Rosario entonces inventa la excusa de que se rumorea que alguien de la familia de los Arce está tuberculoso, para que sus hijos no se encuentren más. Pero el Señor Arce se ha hecho presente, Rosario teme este encuentro y manda a encerrarse a todos a sus cuartos por el posible contagio. Así nos enteramos que en el pasado Rosario ha tenido amoríos con este hombre y que Ernesto y Carmen son hermanos. Rosario se le va encima tratando de revivir la vieja pasión pero su respuesta la inquieta. Ernesto se cruza con el señor Arce cuando este va de salida y le dice que no hay motivo para tener cerrada su puerta para él. Arce se retira. Pero Ernesto trae una carta de Carmen donde le dice que importantes problemas de familia los separan. Ernesto le obliga a decir a su madre si es cierto que él es hijo de Arce y si ella mató a su padre. Ella asiente, trastornada. Ernesto queda solo con José Antonio y con Silvia y se desmorona contra un espejo, como demostrando que ha quedado fragmentado en dos, alienando su personalidad. Tití, que se ha enterado, está contando todo por teléfono a una amiga y con el diálogo, salen todos sus resentimientos de clase. Mientras, aparece Ernesto con la efigie de su padre, es manejado como un títere por José Antonio quien le hace decir lo que él quiere y hacen una parodia de sus padres: Rosario y Ernesto padre. Finalmente, envuelto en el trastorno, Ernesto saca un arma y se suicida y pasa a formar parte del baúl que encierra al monstruo de la agresión. Era de él toda esa ira que ahondaba allí y que no era permitido salir y a quien alimentaban con muñecos que representaban seres vivos.

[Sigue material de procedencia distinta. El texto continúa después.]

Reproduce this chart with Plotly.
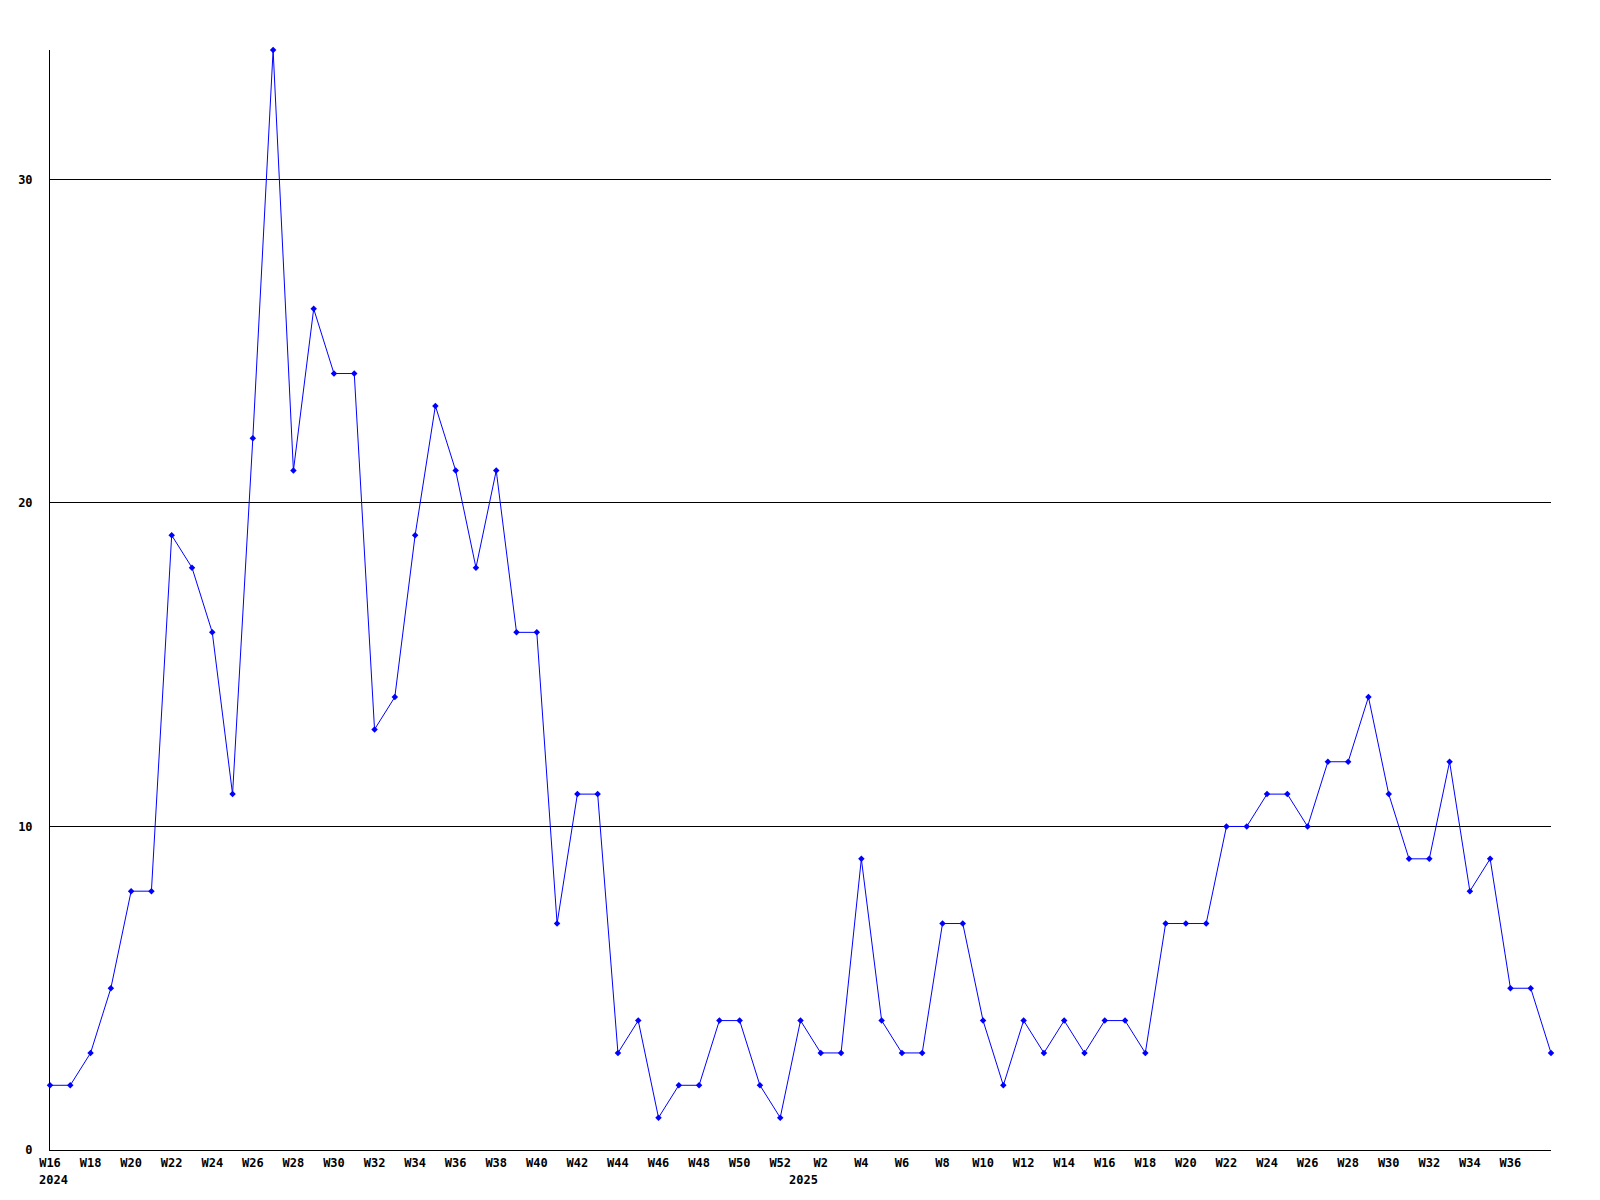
import plotly.graph_objects as go

weeks_2024 = [f"W{w}" for w in range(16, 53)]
weeks_2025 = [f"W{w}" for w in range(1, 39)]
week_labels = weeks_2024 + weeks_2025

values = [2, 2, 3, 5, 8, 8, 19, 18, 16, 11, 22, 34, 21, 26, 24, 24, 13, 14, 19, 23,
          21, 18, 21, 16, 16, 7, 11, 11, 3, 4, 1, 2, 2, 4, 4, 2, 1,
          4, 3, 3, 9, 4, 3, 3, 7, 7, 4, 2, 4, 3, 4, 3, 4, 4, 3, 7, 7, 7, 10, 10,
          11, 11, 10, 12, 12, 14, 11, 9, 9, 12, 8, 9, 5, 5, 3]

year_labels = ["2024", "2025"]
year_positions = [0, len(weeks_2024)]

x_idx = list(range(len(values)))
tick_vals = x_idx[:-1:2]
tick_text = [week_labels[i] for i in tick_vals]

font_family = "DejaVu Sans Mono"

fig = go.Figure()
fig.add_trace(go.Scatter(
    x=x_idx, y=values, mode="lines+markers",
    line=dict(color="#0000ff", width=1),
    marker=dict(symbol="diamond", size=5, color="#0000ff"),
    cliponaxis=False,
    hoverinfo="x+y",
))

for lbl, pos in zip(year_labels, year_positions):
    fig.add_annotation(
        x=pos, y=0, xref="x", yref="paper", text=f"<b>{lbl}</b>",
        showarrow=False, yshift=-30, xshift=3, yanchor="middle",
        font=dict(family=font_family, size=12, color="black"),
    )

fig.update_layout(
    width=1600, height=1200,
    margin=dict(l=42, r=57, t=42, b=58),
    paper_bgcolor="white", plot_bgcolor="white",
    showlegend=False,
    font=dict(family=font_family, size=12, color="black"),
    xaxis=dict(
        range=[0, len(values) - 1],
        tickmode="array", tickvals=tick_vals,
        ticktext=[f"<b>{t}</b>" for t in tick_text],
        showgrid=False, zeroline=False,
        showline=True, linecolor="black", linewidth=1,
        ticks="", ticklabelstandoff=2,
        tickangle=0, automargin=False,
    ),
    yaxis=dict(
        range=[0, 34],
        tickmode="array", tickvals=[0, 10, 20, 30],
        ticktext=["<b>0</b>", "<b>10</b>", "<b>20</b>", "<b>30</b>"],
        showgrid=True, gridcolor="black", gridwidth=1,
        zeroline=False,
        showline=True, linecolor="black", linewidth=1,
        ticks="", ticklabelstandoff=14, automargin=False,
    ),
)

fig.write_html("out.html")
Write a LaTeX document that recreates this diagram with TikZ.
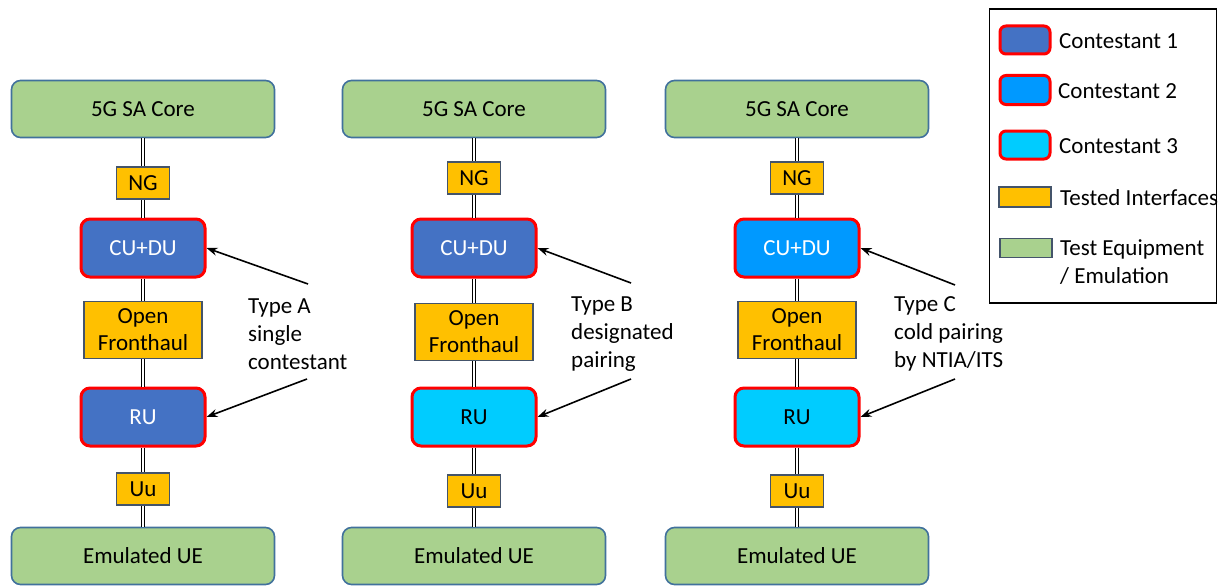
\documentclass[tikz,border=0pt]{standalone}
\usepackage{fontspec}
\setmainfont{Carlito}
\usetikzlibrary{arrows.meta}
\definecolor{eqgreen}{HTML}{A9D18E}
\definecolor{eqborder}{HTML}{41719C}
\definecolor{ifor}{HTML}{FFC000}
\definecolor{ifborder}{HTML}{44546A}
\definecolor{cone}{HTML}{4472C4}
\definecolor{ctwo}{HTML}{0099FF}
\definecolor{cthree}{HTML}{00CCFF}
\definecolor{cred}{HTML}{FF0000}
\tikzset{
  base/.style={inner sep=0pt, font=\fontsize{23}{27}\selectfont, align=center},
  equip/.style={base, draw=eqborder, fill=eqgreen, line width=1.6pt, rounded corners=9pt, minimum width=263pt, minimum height=57pt},
  iface/.style={base, draw=ifborder, fill=ifor, line width=1.6pt, minimum width=53pt, minimum height=32pt},
  ofh/.style={base, draw=ifborder, fill=ifor, line width=1.6pt, minimum width=118pt, minimum height=57pt, font=\fontsize{23}{27}\selectfont},
  contest/.style={base, draw=cred, line width=3pt, rounded corners=9pt, minimum width=124pt, minimum height=58pt},
  cA/.style={contest, fill=cone, text=white},
  cB/.style={contest, fill=ctwo, text=white},
  cC/.style={contest, fill=cthree, text=black},
  link/.style={draw=black, line width=1.4pt, double=white, double distance=1.1pt},
  pointer/.style={line width=1.6pt, -{Stealth[length=11pt,width=8pt]}},
  note/.style={base, align=left, anchor=west, font=\fontsize{23}{28}\selectfont},
  legtext/.style={base, align=left, anchor=west, font=\fontsize{23}{28}\selectfont},
}
\begin{document}
\begin{tikzpicture}[x=1pt,y=-1pt]
\useasboundingbox (0,0) rectangle (1218,586);
% ---------- Column A
\node[equip] (coreA) at (143,109) {5G SA Core};
\node[iface] (ngA) at (143,183) {NG};
\node[cA] (cuA) at (143,248) {CU+DU};
\node[ofh] (ofA) at (143,330) {Open\\Fronthaul};
\node[cA] (ruA) at (143,417) {RU};
\node[iface] (uuA) at (143,489) {Uu};
\node[equip] (ueA) at (143,556) {Emulated UE};
% ---------- Column B
\node[equip] (coreB) at (474,109) {5G SA Core};
\node[iface] (ngB) at (474,178) {NG};
\node[cA] (cuB) at (474,248) {CU+DU};
\node[ofh] (ofB) at (474,332) {Open\\Fronthaul};
\node[cC] (ruB) at (474,417) {RU};
\node[iface] (uuB) at (474,491) {Uu};
\node[equip] (ueB) at (474,556) {Emulated UE};
% ---------- Column C
\node[equip] (coreC) at (797,109) {5G SA Core};
\node[iface] (ngC) at (797,178) {NG};
\node[cB] (cuC) at (797,248) {CU+DU};
\node[ofh] (ofC) at (797,330) {Open\\Fronthaul};
\node[cC] (ruC) at (797,417) {RU};
\node[iface] (uuC) at (797,491) {Uu};
\node[equip] (ueC) at (797,556) {Emulated UE};
% ---------- links
\foreach \c in {A,B,C}{
  \draw[link] (core\c.south) -- (ng\c.north);
  \draw[link] (ng\c.south) -- (cu\c.north);
  \draw[link] (cu\c.south) -- (of\c.north);
  \draw[link] (of\c.south) -- (ru\c.north);
  \draw[link] (ru\c.south) -- (uu\c.north);
  \draw[link] (uu\c.south) -- (ue\c.north);
}
% ---------- annotations
\node[note] (noteA) at (248,334) {Type A\\single\\contestant};
\node[note] (noteB) at (571,334) {Type B\\designated\\pairing};
\node[note] (noteC) at (894,334) {Type C\\cold pairing\\by NTIA/ITS};
\coordinate (pA1) at (308,284);
\coordinate (pA2) at (307,379);
\coordinate (pB1) at (631,283);
\coordinate (pB2) at (631,379);
\coordinate (pC1) at (955,285);
\coordinate (pC2) at (955,379);
\draw[pointer] (pA1) -- (cuA.east);
\draw[pointer] (pA2) -- (ruA.east);
\draw[pointer] (pB1) -- (cuB.east);
\draw[pointer] (pB2) -- (ruB.east);
\draw[pointer] (pC1) -- (cuC.east);
\draw[pointer] (pC2) -- (ruC.east);
% ---------- legend
\node[draw=black, line width=1.6pt, inner sep=0pt, minimum width=227pt, minimum height=294pt] (legend) at (1103,156) {};
\node[contest, fill=cone, minimum width=50pt, minimum height=28pt, rounded corners=6pt] (l1) at (1025,40) {};
\node[contest, fill=ctwo, minimum width=50pt, minimum height=29pt, rounded corners=6pt] (l2) at (1025,90) {};
\node[contest, fill=cthree, minimum width=50pt, minimum height=28pt, rounded corners=6pt] (l3) at (1025,145) {};
\node[iface, minimum width=52pt, minimum height=20pt] (l4) at (1025,197) {};
\node[draw=ifborder, fill=eqgreen, line width=1.6pt, inner sep=0pt, minimum width=52pt, minimum height=19pt] (l5) at (1026,248) {};
\node[legtext] (t1) at (1059,41) {Contestant 1};
\node[legtext] (t2) at (1058,91) {Contestant 2};
\node[legtext] (t3) at (1059,146) {Contestant 3};
\node[legtext] (t4) at (1060,198) {Tested Interfaces};
\node[legtext] (t5) at (1060,262) {Test Equipment\\/ Emulation};
\end{tikzpicture}
\end{document}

Finalmente todo vuelve a la normalidad, y llega de visita José Antonio con sus dos hiitos-niños-simios a saludar a su abuela, y vuelve a vivir en la casa. Su esposa está donde le corresponde estar, en la cocina fregando los platos, y según el pedido de la abuela, después subirá a hacerle la cama. El trastorno ha desaparecido como por arte de magia, la nobleza de clase vuelve a recobrar el viejo lustre y el incesto ha sido evitado, con su execrable contingencia de la descendencia de nuevos monstruos.
Y un toque más: Pompeyo se define como un muy buen intérprete de piano, en esa madre carnívora que puede tocar las piezas más dulces al piano y por el otro lado fagocitarse a sus propios hijos. Una gran lección de teatro. Pompeyo impecable y cada intérprete en el rol que le tocó jugar, le sacó lustre, siempre con la desmesura y la altisonancia que caracteriza a esta obra, mezcla de expresionismo y grotesco más descarnado.
Y gracias por leerme nuevamente hasta aquí.
El Conde de Teberito (un crítico independiente).